There’s a bit of precedent there from Nacho Monreal’s arrival in January 2013. The move, accelerated after the injury to Kieran Gibbs, thrust Monreal into the staring lineup against Stoke just two days after the deal was completed. He did well enough as we held off Stoke in a 1-0 win. At the time, Monreal spoke almost no English and certainly had had very little time, if any, to learn anything about his role alongside Koscielny and Mertesacker and behind Diaby and Arteta, or again the following week when he played alongside Sagna and Mertesacker and behind Arteta and Ramsey, or again the following week when he had Mertesacker and Vermaelen next to him and Diaby and Arteta as DMs. Three matches, seven different teammates. Gabriel, while joining in similar circumstances, looks to join a somewhat more settled defensive unit. Even if the defensive midfield is a bit depleted, he could come on later in the match for Koscielny and have the Spanish-speaking Monreal on his left and the Spanish-speaking Ospina minding the net.

If we can take a lead into the second half, and if we have enough of a lead with a sub or two to burn, why not give Gabriel a run-out? Language might prove to be less a barrier when compared to positional experience, and Gabriel is a “specialist at centre-back”, says Arsène, and that might mark an upgrade over playing Debuchy or Monreal out of position, for as fluent as they each may be in English. Gabriel learned Spanish in less than a year after his move to Villareal, and he’s been described as obsessed with improving. As one such marker, his market-value has more than tripled since he originally joined Villareal, as shown by the fee they paid 18 months ago (€3.5m/£2.6m) and the one they received a few days ago (€15m/£11.2). It’s just one measure, but it does provide some degree of insight into the player’s rise.

With a tense North London Derby looming, I’d love to see us see off Villa while giving Koscielny a bit of a rest, even if it is just 15 or 20 minutes on Sunday. That sore Achilles of his could use all the rest it can get, and the sooner that Gabriel beds in, the better for all involved. 

Middle Earth 3-0 Mordor: setting things right again…

By rights, it should have been 3-0 inside of five minutes. But for a pair of high-class saves from Begovic inside of five minutes, Stoke would have been on the wrong side of a 2-0 scoreline. As it stands, Begovic was the only one standing between Arsenal and a proper mauling, and one well-deserved. Normally, I try to stay above the tribal fray, but I have to admit that Arnautovic’s shove on Debuchy—which occured well-after the ball was out of bounds and Arnautovic himself had both feet beyond the byline. Debuchy comes away with a dislocated shoulder, and Stoke emerge with intent announced: win or lose, we are here to injure. With that in mind, a 3-0 scoreline is all the more satisfying.
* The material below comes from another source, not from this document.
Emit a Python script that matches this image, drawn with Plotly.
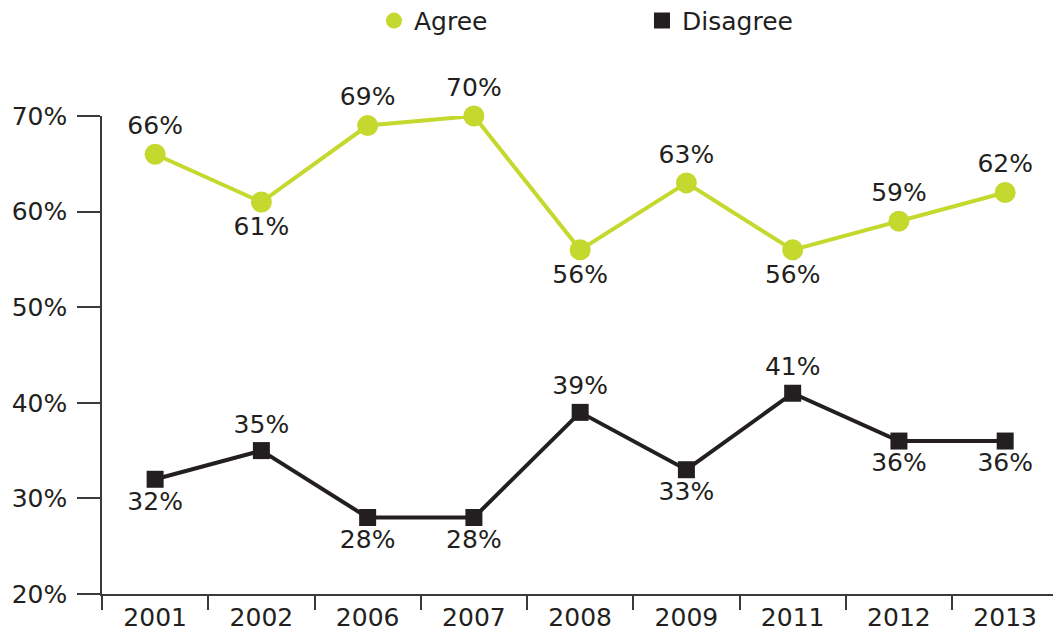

Perhaps more than Tottenham or Chelsea, Liverpool or Man U, this fixture grips me more than any other. I’ve tried to see it from Stoke’s point of view, and I’ve suggested that Shawcross was guilty of nothing more than bad timing, but I just can’t ignore the body of evidence that this squad has turned in. At times, it starts to feel as if this squad will literally turn in a body as evidence, shrugging their shoulders nonchalantly as if to say, “what? It’s a body. Deal with it.”

It’s not revenge but justice then to see us win as we did. First goal, scored from a set-piece, on a header. Koscielny scooped up a failed clearance, tapped it out to Alexis, and curled in to the box to nod it home. Ace. Shortly after that, of course, came Arnautovic’s shove. We’ll shrug it off, but Debuchy will be sidelined. Something in me wishes that the transgressor should sit out just as long as the victim, but that would open up the door on all sorts of hijinks. Pity. Referee Jonathan Moss certainly didn’t see the shove or he would have seen fit to address it; I’ll have slept soundly knowing that his match-report will not mention the event, freeing the FA to sanction Arnautovic after the fact. While I sleep, I may dream of pigs that can fly. Don’t wait up.

Fine. So one goal would not be enough, not when Stoke seemed hell-bent on punishing us. So be it. Enter Alexis. Not content to have assisted Koscielny’s goal (giving him 16 goals and 10 assists across all competitions), Alexis won the ball, dodged a reckless N’Zonzi tackle, ran onto to Cazorla’s pass, and outdanced Shawcross in order to go near-post to beat Begovic. Vintage Arsenal. Stoke had tried to bully and wrestle us off the ball but failed—and would continue to do so until late in the second half when Moss finally remembered that he had some conveniently-colored cards in his pocket—and it was therefore all the more delicious to see that our second goal came on such a technical display. A 17th goal for #17 while beating #17. I do like prime numbers.

Still, I can’t help but feel for Begovic. He turned in a number of nifty saves to keep the final score far-closer than the run of play suggested, but he was victimized on Alexis’s free-kick, which squirted through the wall and hit the post, only for Begovic himself to nudge it across the line as he tried to save.

That’s about all there was in it, aside from a Peter Crouch, uh, “breakaway” that seemed to take roughly 11 minutes to unfold. Walcott took a moment to remind us that (a), he’s back, and (b) he’s been out of action for most of the last 12 months.

Still, there’s enough in it to see us climb to fifth, just a point behind Man U and three behind Southampton. Currently if not comfortably in the rearview would be Tottenham, West Ham, and Liverpool. Whichever way you slice it, it’s three points gained. Justice done.